The band actually kind of just started off for us as something new to do instead of hip-hop or just freestyle jamming. We were never really too engaged in writing original music, despite Josh and I having been playing together for the last 10 - 12 years. We had both been going through some emotional hardships and just kind of decided to start a grunge band and try and get some feelings out. We dove right into writing, recording, and releasing almost anything that came out. I don't hate any of those songs at all, but we've both definitely emotionally matured some since then. A lot of songs about girls and heartbreak quickly turned into songs about self-reflection on those sorts of relationships and highlighting other stressors in life that seem to kind of weigh me down. I guess it's a combination of organic development and aging/emotional maturity.
How and when did Impetus Records come into the picture for the new EP? Will Impetus also be releasing the cassette pressing?
Diego is seriously one of my favorite people on this Earth, I cannot give [Impetus] enough praise. He's been endlessly supportive of us since we met in early-2017. The whole Impetus team is incredible, they've got a very special and genuine organization going on and we're grateful to be a part. We had chatted with Diego on and off for probably a couple of years about releasing the next record through Impetus, and it kind of solidified itself and fell into place once we began recording last year. They were some of the first people we let know that we started working on a new record.
The cassette release of the EP will certainly be released through them. As for a timeframe on that release, I unfortunately don't have many answers. I know there have been some difficulties with the pressing plant, but if you check out our social medias (Facebook, Instagram, or Twitter), we'll be certain to post updates there before anywhere else.
As an up-and-coming band, you all definitely seem to be out there getting after it, fairly regularly playing shows up and down the east coast. Do you have any advice on that front for other young outfits struggling to get out there in front of people more often?

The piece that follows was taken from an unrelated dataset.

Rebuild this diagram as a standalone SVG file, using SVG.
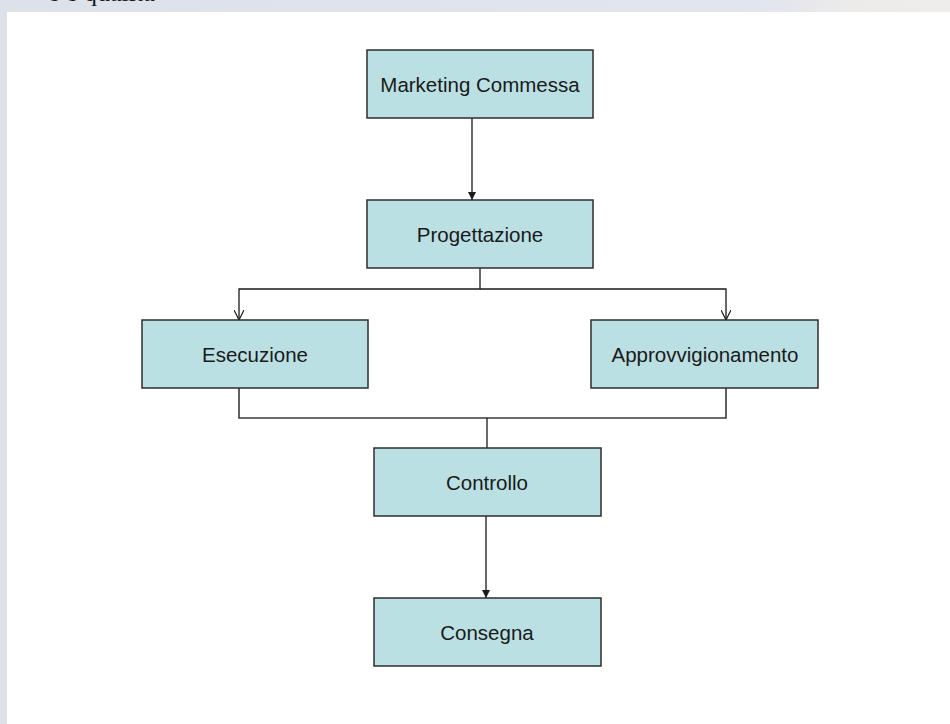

The first piece of advice I have to give to any band just starting out is to focus on your live performance and stage presence. Those are the first things people at shows will remember about you before any lyric or riff or breakdown. Practice your asses off and bring the most energy you can every single show. We overbooked ourselves to the point of exhaustion our first year as a band, but it absolutely got us more attention than any of our records did. Social media presence is important, and obviously good records will help, too. But nobody picks up that CD from the merch table unless you really showed them what you've got on stage.
I'm ceaselessly looking to check out more and more new-to-me music, so what have you been listening to lately—new stuff, old stuff, no limits, anything?
[Laughs] oh, gosh, I definitely can't speak for the whole band, we've all got some eclectic tastes. A lot of our friends have put out some great music recently. Those have all been in heavy rotation. Closed Casket Material, by Regrown; BadSounds, Vol. 1, by Ricky; Crisis Meditations, by A Paramount, A Love Supreme; the new Soul Blind release is super tight; and of course the new Merger record has been in rotation. As for stuff outside of our friend group, my recent Top 10 in no specific order has been:
- Sheryl Crow, Greatest Hits (I'm a massive fan.)
- Trapped Under Ice, Heatwave
- Deftones, White Pony
- Hum, Downward is Heavenward
- Smashing Pumpkins, Siamese Dream (My all-time favorite.)
- Nas, Illmatic
- Slingshot Dakota, Their Dreams are Dead, But Ours is the Golden Ghost!